We're talking about 2 different things here:

Consent per event is a new feature
The steps to reproduce describe something that sounds like a bug to me - storing consent per event is a fix for it, but there's likely less involved fixes

About the second point: an event captured while consent was not given should not be sent, even if consent is given afterwards and the event is still present. This seems like an edge case though. @supervacuus wdyt?

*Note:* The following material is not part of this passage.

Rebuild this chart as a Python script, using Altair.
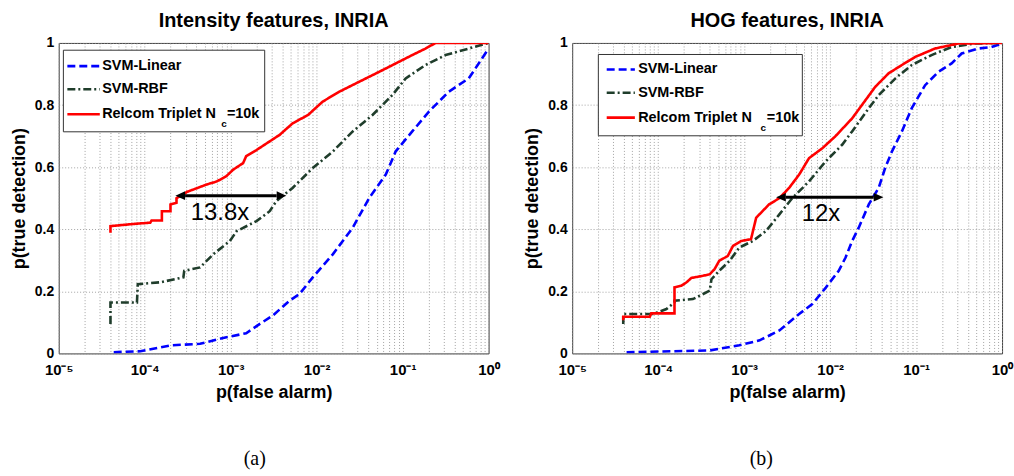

stima commented 10 months ago

About the second point: an event captured while consent was not given should not be sent, even if consent is given afterwards and the event is still present

@kahest yes you are totally right, that is mostly about that global consent can not be used when event already generated

kahest commented 10 months ago

@stima cool, thanks for confirming - I think this is unintended and we'll discuss how we'll proceed with this. We won't implement consent per event if not necessary - if you have other use cases for that, feel free to add here

supervacuus commented 10 months ago

About the second point: an event captured while consent was not given should not be sent, even if consent is given afterwards and the event is still present. This seems like an edge case though. @supervacuus wdyt?

This is an edge case because it is not stably reproducible using an integration test (that follows the steps to reproduce). Right now, there are two places where consent is checked:

in the capture envelope path (which hits twice: once for every envelope the client captures and once during the processing of previous crashes in the initialization)
and for crashpad in the upload thread of the crashpad_handler

First, let's consider the capture envelope path: this is responsible for sending any envelopes, including regular events, crashes, and transactions. There is no way for this path where you could give consent, and it would retroactively allow the sending of envelopes where previously consent was revoked because the check happens synchronously.

Of course, suppose you "give" consent on one thread and send an envelope on another. In that case, it is possible that global consent GIVEN is visible before the envelope is passed to the transport, although it was REVOKED when capturing the envelope was initiated. However, this is different from the issue description.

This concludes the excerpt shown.